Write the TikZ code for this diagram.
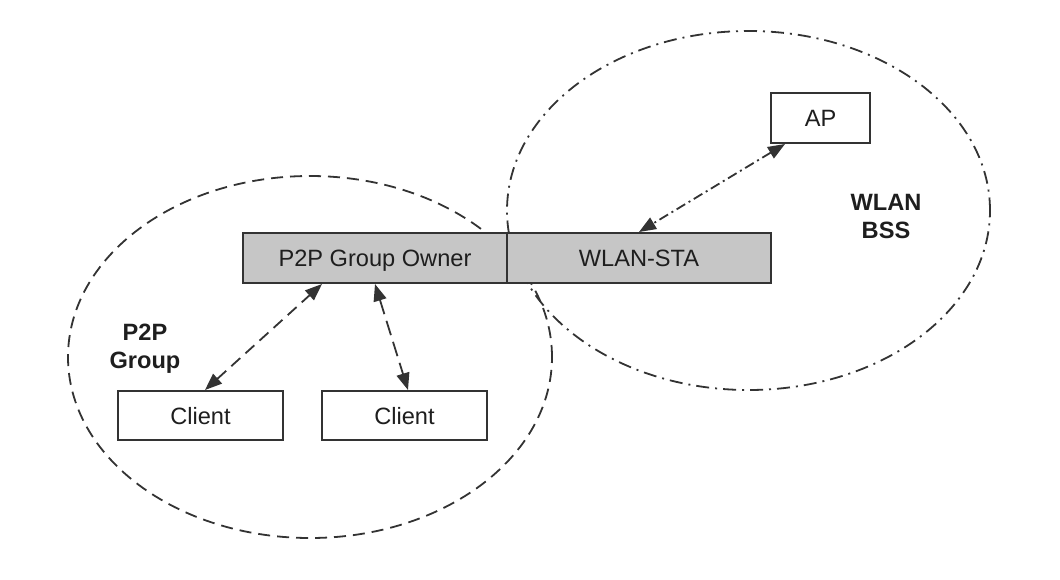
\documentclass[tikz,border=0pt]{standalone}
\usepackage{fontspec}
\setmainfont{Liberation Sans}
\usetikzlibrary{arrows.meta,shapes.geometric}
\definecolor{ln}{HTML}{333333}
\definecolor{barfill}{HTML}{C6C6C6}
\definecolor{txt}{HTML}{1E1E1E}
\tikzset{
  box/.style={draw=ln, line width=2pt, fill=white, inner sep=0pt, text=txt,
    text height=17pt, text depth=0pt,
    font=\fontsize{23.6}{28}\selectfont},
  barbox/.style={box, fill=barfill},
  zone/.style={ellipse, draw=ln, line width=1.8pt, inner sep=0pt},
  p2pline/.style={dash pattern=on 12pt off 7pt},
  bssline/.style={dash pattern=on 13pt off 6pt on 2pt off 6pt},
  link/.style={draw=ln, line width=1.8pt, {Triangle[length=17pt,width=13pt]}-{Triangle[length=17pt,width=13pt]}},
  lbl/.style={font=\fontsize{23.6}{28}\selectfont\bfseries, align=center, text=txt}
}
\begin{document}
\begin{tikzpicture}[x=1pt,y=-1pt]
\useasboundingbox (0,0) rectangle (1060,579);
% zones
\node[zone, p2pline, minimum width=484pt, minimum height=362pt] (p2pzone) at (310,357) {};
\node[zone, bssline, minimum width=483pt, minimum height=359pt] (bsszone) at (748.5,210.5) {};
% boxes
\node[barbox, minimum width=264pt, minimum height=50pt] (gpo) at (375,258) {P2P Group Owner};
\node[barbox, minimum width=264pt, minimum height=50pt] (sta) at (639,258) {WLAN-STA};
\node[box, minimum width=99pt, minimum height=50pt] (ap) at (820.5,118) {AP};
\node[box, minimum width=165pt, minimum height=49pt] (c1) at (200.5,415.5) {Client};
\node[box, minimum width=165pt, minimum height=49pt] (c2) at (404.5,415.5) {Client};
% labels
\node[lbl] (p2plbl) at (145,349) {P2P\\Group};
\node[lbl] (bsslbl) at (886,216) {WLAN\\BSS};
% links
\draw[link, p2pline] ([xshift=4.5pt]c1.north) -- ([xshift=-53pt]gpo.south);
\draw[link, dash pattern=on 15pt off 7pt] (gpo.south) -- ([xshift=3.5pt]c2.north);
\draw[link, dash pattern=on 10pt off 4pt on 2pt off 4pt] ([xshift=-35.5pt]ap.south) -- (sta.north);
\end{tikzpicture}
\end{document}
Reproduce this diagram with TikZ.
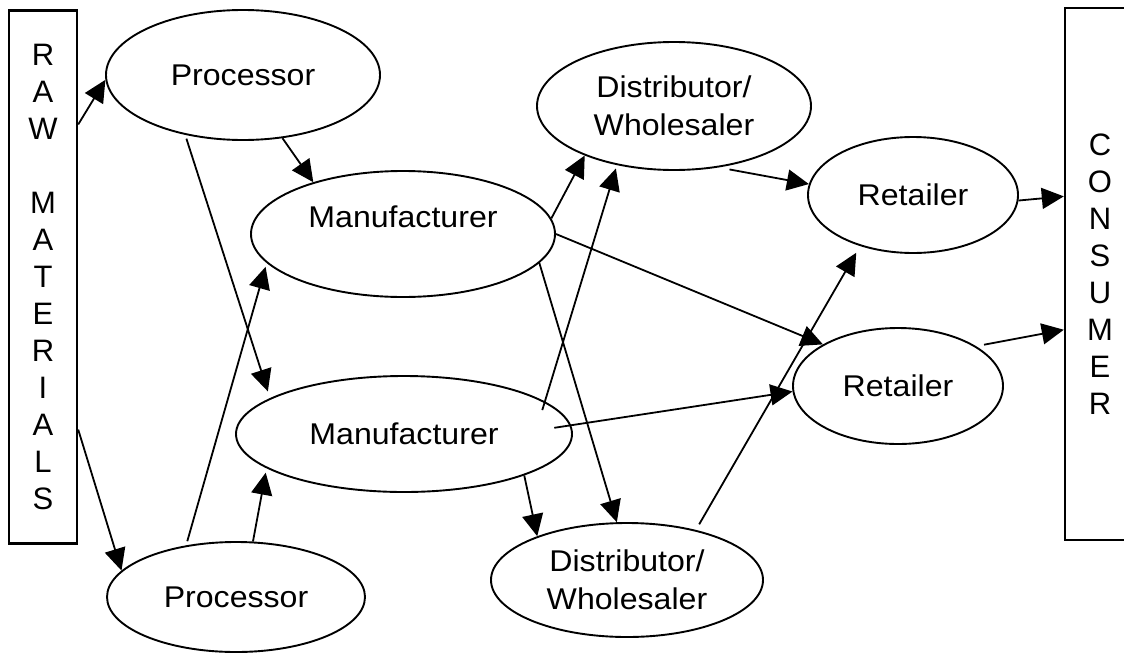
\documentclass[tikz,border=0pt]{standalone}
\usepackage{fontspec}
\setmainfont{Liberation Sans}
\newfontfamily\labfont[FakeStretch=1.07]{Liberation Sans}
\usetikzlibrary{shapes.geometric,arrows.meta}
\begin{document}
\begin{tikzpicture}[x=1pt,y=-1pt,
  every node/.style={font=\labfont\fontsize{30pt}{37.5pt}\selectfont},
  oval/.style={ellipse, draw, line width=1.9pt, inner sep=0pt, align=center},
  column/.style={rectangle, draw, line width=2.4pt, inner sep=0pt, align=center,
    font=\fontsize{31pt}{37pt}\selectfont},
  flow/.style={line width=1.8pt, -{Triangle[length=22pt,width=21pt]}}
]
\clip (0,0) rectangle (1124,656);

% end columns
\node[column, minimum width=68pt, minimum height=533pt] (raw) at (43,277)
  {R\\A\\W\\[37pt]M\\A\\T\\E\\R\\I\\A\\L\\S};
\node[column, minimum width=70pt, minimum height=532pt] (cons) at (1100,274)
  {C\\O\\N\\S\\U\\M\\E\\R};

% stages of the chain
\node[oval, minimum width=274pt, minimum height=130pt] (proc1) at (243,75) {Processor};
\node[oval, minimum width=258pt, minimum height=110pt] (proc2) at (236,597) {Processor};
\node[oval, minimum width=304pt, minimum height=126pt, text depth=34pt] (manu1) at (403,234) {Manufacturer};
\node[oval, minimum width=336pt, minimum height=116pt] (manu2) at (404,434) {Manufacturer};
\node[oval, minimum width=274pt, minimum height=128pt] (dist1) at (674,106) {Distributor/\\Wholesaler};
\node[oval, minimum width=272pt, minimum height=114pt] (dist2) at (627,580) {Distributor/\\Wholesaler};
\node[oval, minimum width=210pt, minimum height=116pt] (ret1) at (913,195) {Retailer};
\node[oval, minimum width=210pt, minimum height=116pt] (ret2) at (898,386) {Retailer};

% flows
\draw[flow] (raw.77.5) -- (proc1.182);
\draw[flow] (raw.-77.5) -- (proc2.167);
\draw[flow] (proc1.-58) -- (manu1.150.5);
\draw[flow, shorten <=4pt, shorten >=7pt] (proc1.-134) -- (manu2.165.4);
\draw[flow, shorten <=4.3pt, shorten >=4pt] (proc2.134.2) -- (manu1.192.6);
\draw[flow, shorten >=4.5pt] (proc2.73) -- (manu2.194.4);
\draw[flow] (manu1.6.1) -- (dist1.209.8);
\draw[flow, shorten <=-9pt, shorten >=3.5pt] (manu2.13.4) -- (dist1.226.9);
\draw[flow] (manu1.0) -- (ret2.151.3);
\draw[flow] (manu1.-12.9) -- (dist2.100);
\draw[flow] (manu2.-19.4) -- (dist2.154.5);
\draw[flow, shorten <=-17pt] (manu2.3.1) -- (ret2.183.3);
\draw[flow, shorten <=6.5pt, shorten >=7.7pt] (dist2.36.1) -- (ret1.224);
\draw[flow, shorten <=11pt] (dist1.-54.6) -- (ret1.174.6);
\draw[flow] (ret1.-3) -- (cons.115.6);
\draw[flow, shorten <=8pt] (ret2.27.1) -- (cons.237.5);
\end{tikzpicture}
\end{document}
•••••
* _EXERCISE BRIEF_
Reproduce exactly the run of lines beginning with the one that contains "Reproduce this diagram with TikZ." and ending with the one that contains "minimum height=116pt] (ret2)". Do not include pictures.

* _FINAL RESULT_
Reproduce this diagram with TikZ.
\documentclass[tikz,border=0pt]{standalone}
\usepackage{fontspec}
\setmainfont{Liberation Sans}
\newfontfamily\labfont[FakeStretch=1.07]{Liberation Sans}
\usetikzlibrary{shapes.geometric,arrows.meta}
\begin{document}
\begin{tikzpicture}[x=1pt,y=-1pt,
  every node/.style={font=\labfont\fontsize{30pt}{37.5pt}\selectfont},
  oval/.style={ellipse, draw, line width=1.9pt, inner sep=0pt, align=center},
  column/.style={rectangle, draw, line width=2.4pt, inner sep=0pt, align=center,
    font=\fontsize{31pt}{37pt}\selectfont},
  flow/.style={line width=1.8pt, -{Triangle[length=22pt,width=21pt]}}
]
\clip (0,0) rectangle (1124,656);

% end columns
\node[column, minimum width=68pt, minimum height=533pt] (raw) at (43,277)
  {R\\A\\W\\[37pt]M\\A\\T\\E\\R\\I\\A\\L\\S};
\node[column, minimum width=70pt, minimum height=532pt] (cons) at (1100,274)
  {C\\O\\N\\S\\U\\M\\E\\R};

% stages of the chain
\node[oval, minimum width=274pt, minimum height=130pt] (proc1) at (243,75) {Processor};
\node[oval, minimum width=258pt, minimum height=110pt] (proc2) at (236,597) {Processor};
\node[oval, minimum width=304pt, minimum height=126pt, text depth=34pt] (manu1) at (403,234) {Manufacturer};
\node[oval, minimum width=336pt, minimum height=116pt] (manu2) at (404,434) {Manufacturer};
\node[oval, minimum width=274pt, minimum height=128pt] (dist1) at (674,106) {Distributor/\\Wholesaler};
\node[oval, minimum width=272pt, minimum height=114pt] (dist2) at (627,580) {Distributor/\\Wholesaler};
\node[oval, minimum width=210pt, minimum height=116pt] (ret1) at (913,195) {Retailer};
\node[oval, minimum width=210pt, minimum height=116pt] (ret2) at (898,386) {Retailer};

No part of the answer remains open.